Day 9 – A Drinking Game Movie

One of my small pleasures since becoming an adult is to take activities I enjoyed as a kid and infuse them with alcohol. Comic books, theme parks, water sports—it’s like I’m experiencing them again for the first time! Movies are undoubtedly a part of this list, and I’ve had oodles of fun inventing hypothetical and actual drinking games for a few. Here’s one I made for Happy Gilmore, which I was *this* close to using for today’s entry:

Drink every time:

  • There’s visible or audible product placement (waterfall during Happy’s Subway commercial)
  • A piece of licensed music plays
  • Happy gets angry and shouts/hits something
  • There’s a line of dialogue you’re heard quoted before (drink twice if you’ve been the one who’s quoted it before)

Sadly, we’re not going to discuss a movie involving a game I haven’t played yet (anyone have a copy of Happy Gilmore they’d like to loan out?). Instead, I’m opting for a movie I’ve actually played a game with.

Heavy Metal (1981)

Based on several stories from the semi-popular graphic novel series of the same name, Heavy Metal is a sexy, violent trip through animation the likes of which North American audiences hadn’t seen during the twilight years of the Carter Administration (with the exception of Fritz the Cat, but who the hell cares about Fritz the Cat?). Not so much a full narrative as a series of slightly-connected stories, Heavy Metal tells of a cab driver in a dystopian future, a geek-turned-Conan fantasy adventure, a crew of zombie B-17 pilots, and a badass warrior woman named Taarna. Giving the film a further edge is its soundtrack, and though it doesn’t quite live up to its namesake (unless Cheap Trick and Journey are your idea of heavy metal), the licensed tunes create a unique, timely atmosphere, and go a long way towards establishing Heavy Metal’s feel of sex, drugs, and rock ‘n’ roll.

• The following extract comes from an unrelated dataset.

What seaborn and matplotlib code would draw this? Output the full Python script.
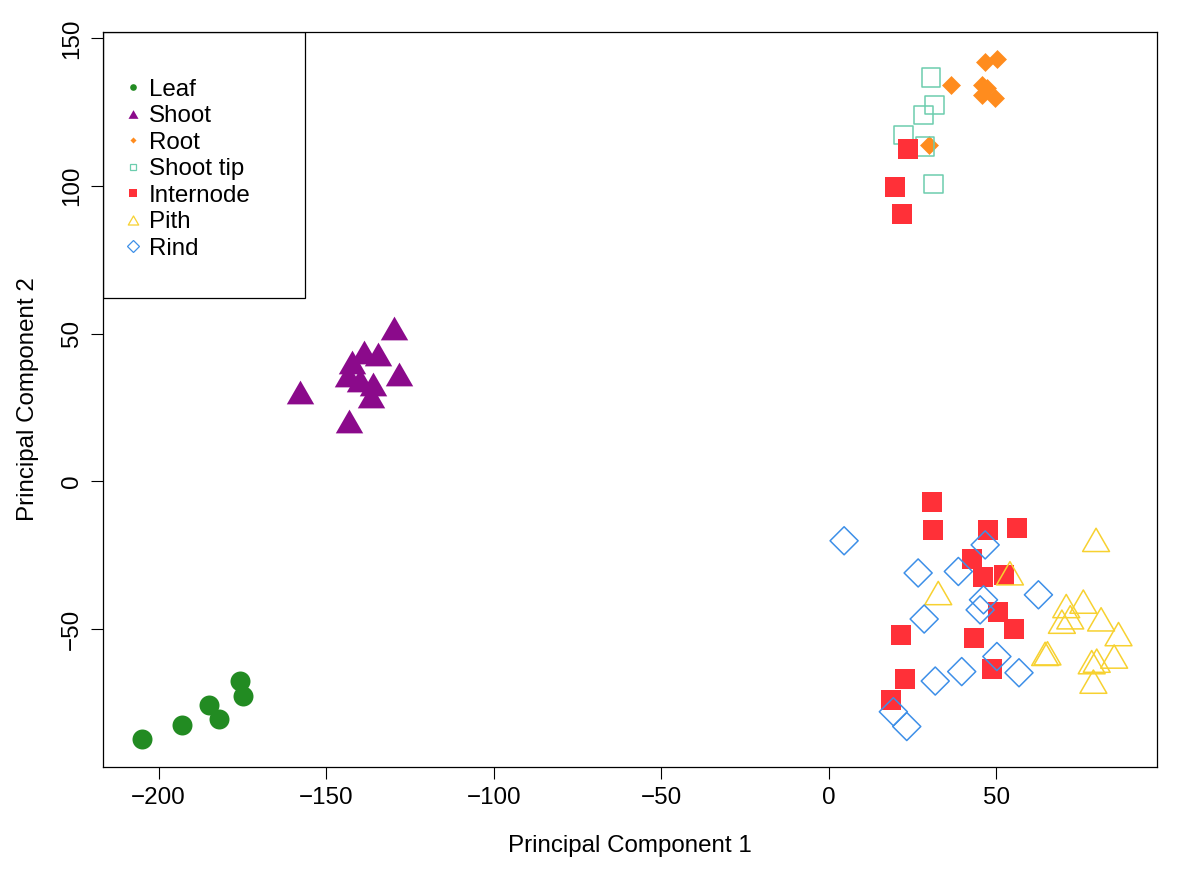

By today’s standards, the animation is total shite. The whole film has a sketchy, quasi-detailed look to it, similar to many Nickelodeon cartoons from the early 90’s, and the quality varies from piece to piece. That said, this is still the time when animation as a whole was vehemently cutting costs, and the mentality may have even been to give it a grungy, non-traditional look; while not great-looking, it is distinct, and the best scenes generally have the best animation. At the very least, the imaginative and weird art direction alone makes it worth checking out (whilst in a van, perhaps).

I like to think that audiences at the time looked like this while watching Heavy Metal.

Anyway, what’s the game, you ask? It’s quite simple:

  • Take a shot for every new pair of breasts onscreen

Did I mention the film has nudity, and that Heavy Metal magazine is something of an erotic volume? Well, it does, and it is. No additional drinks are needed for repeat shots of said breasts, but every time you see a new chick with her top off, bam.

My good friend Jordyn was a fan of this movie in her youth (I forget how, though I think it had something to do with a Starz weekend?). One night, while we were flipping through my Xbox’s Netflix Instant Queue, she spied Heavy Metal in one of the Recommendations sections, and absolutely lost her s@$#. Since it was college, and because of the film’s reputation, I proposed the above game, and we both played.

Dear readers, we got cruuuunnnnnnk.

Certainly there are other games to be played with more popular, readily accessible movies, but Heavy Metal is an off-beat, underrated gem of an 80’s flick, and a good choice for indecisive, open minds who simply want to drink and watch a movie.